ワークスタイルやライフスタイルの多様化が進み、都市部で勤務する人たちもテレワークを活用して地方へ居住を検討する人が目立つようになってきている。最近では「多拠点生活」という言葉にも注目が集まり、定住しないライフスタイルに挑戦する人たちも現れている。
群馬県吾妻郡にある嬬恋は最近ではキャンプ地としても注目を集めている場所。昨年ここに移住し、民家の一棟貸宿泊施設「Stay at Hitoyasumi」を運営しているカナコさんに、「もうひとつの居場所」を提供する取り組みを聞いてきました。
– 宿泊施設をはじめたきっかけを教えてください
やはりコロナ禍がきっかけです。
自然の中で過ごす体験。季節の変わり目を自然の匂いで感じるとか、子供の頃の自然体験は大人になって違ってくると思う。子供にとっての1年、2年はとても貴重ですよね。そんな大切な時期、周りを気にせず、家族だけで過ごせる場所を提供したい。と思ったのがきっかけです。
–Stay at Hitoyasumiに込められた想いを教えてください
私自身小さい時は当たり前に感じていて、自然の風景をあんまり気に留めることはなかったんです。でも都心で勤務したりしていると、改めて大人になって、移住してみて、毎日綺麗だなって思う様になった。都心だとボーッと眺める時間さえなかったりするので。
居場所が1つだと、煮詰まってても我慢して疲れてしまう。。
もやもやしてても、嬬恋に来ればスッキリできる。明日に進むための「ヒトヤスミ」のための場所。そういった想いも込めています。
この辺りは冬は休業する貸別荘も多いですが、できる限りオールシーズンやりたい。冬の厳しさ・良さも感じてほしいです。
–利用される方はどんな人が多いですか?
まだ始めたばかりですが、群馬県の方に泊まっていただくことも多いです。私も幼少期高崎市に住んでましたが、群馬にいても自然に触れることは実は少ない様な気がする。触れようと思わないと。
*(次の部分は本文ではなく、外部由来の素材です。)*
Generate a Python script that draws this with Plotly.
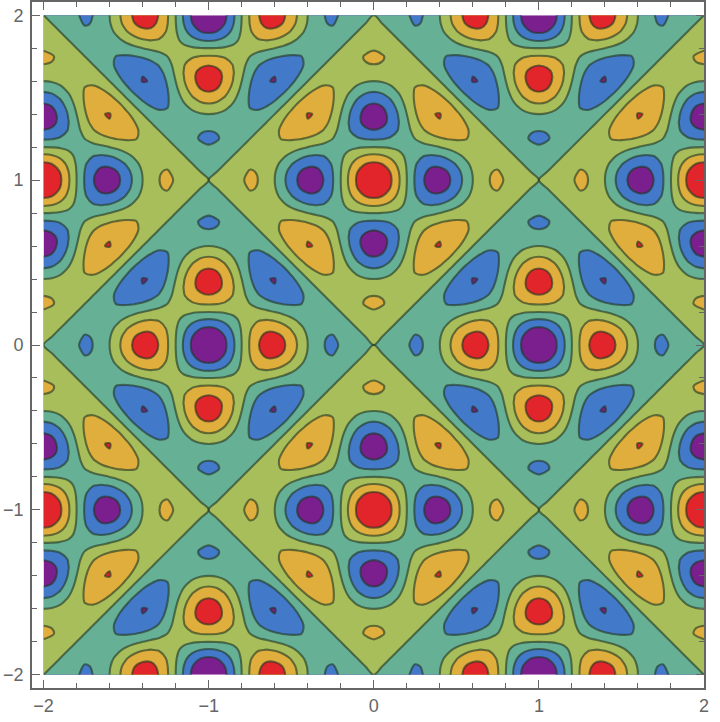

泊まった群馬県在住の家族からも、自宅の周りには子供に虫を見せられるところがなかった。と。地元の人にも自然に触れてほしい。
– 移住してみて
どこへ行っても空いている(笑)。
嬬恋は、自然・人との繋がりの両方で癒される場所ですね。役所や移住相談センターの人が話をちゃんと聞いてくれる。
去年8月に移住して。住んでみると色々、お風呂の水栓が割れちゃったり車の調子が悪かったり。ハプニングあったけど、周りの人が助けてくれた。
みんな支え合いながらじゃないと生きていけないからか、みんな優しい。
これからの”もうひとつの居場所”に求められる体験とは?
カナコさんに嬬恋地域をガイドしていただいた。「嬬恋」の名称にまつわる伝説、天明の浅間山の大噴火の凄まじさを物語る「鬼押出し園」、雄大な浅間山を間近で感じることのできる場所など、歴史・文化・自然に触れることで、その地域への愛着、想いは強くなり、その地域に関わっていくことへの誇りのようなもの、もっと知りたくなる、また訪れてみたくなる動機が生まれてくる。
シェアサービスや民泊などの普及によって、誰もが気軽に「もうひとつの居場所」を持つことができるようになる中、日常では体験できない「非日常性」だけではなく、その地域へ意識を向け、愛着を感じる、関わりを感じられるような体験が「もうひとつの場所」として選ばれるポイントになってくるのかもしれない。カナコさんのような来訪者と地域の橋渡しを担うホストの役割の重要性を感じた。
今回の取材にご協力いただいた方
かなこさん
自然豊かな群馬県で育つ。海に憧れ大学卒業後、沖縄で3年間ホテルのセラピストとして働く。その後、東京での勤務を経て、現在はフリーランスとして「癒し」をテーマに活動中。2021年、日常から離れ、自分の心を取り戻す場所として一棟貸のお宿「Stay at HITOYASUMI」をオープン。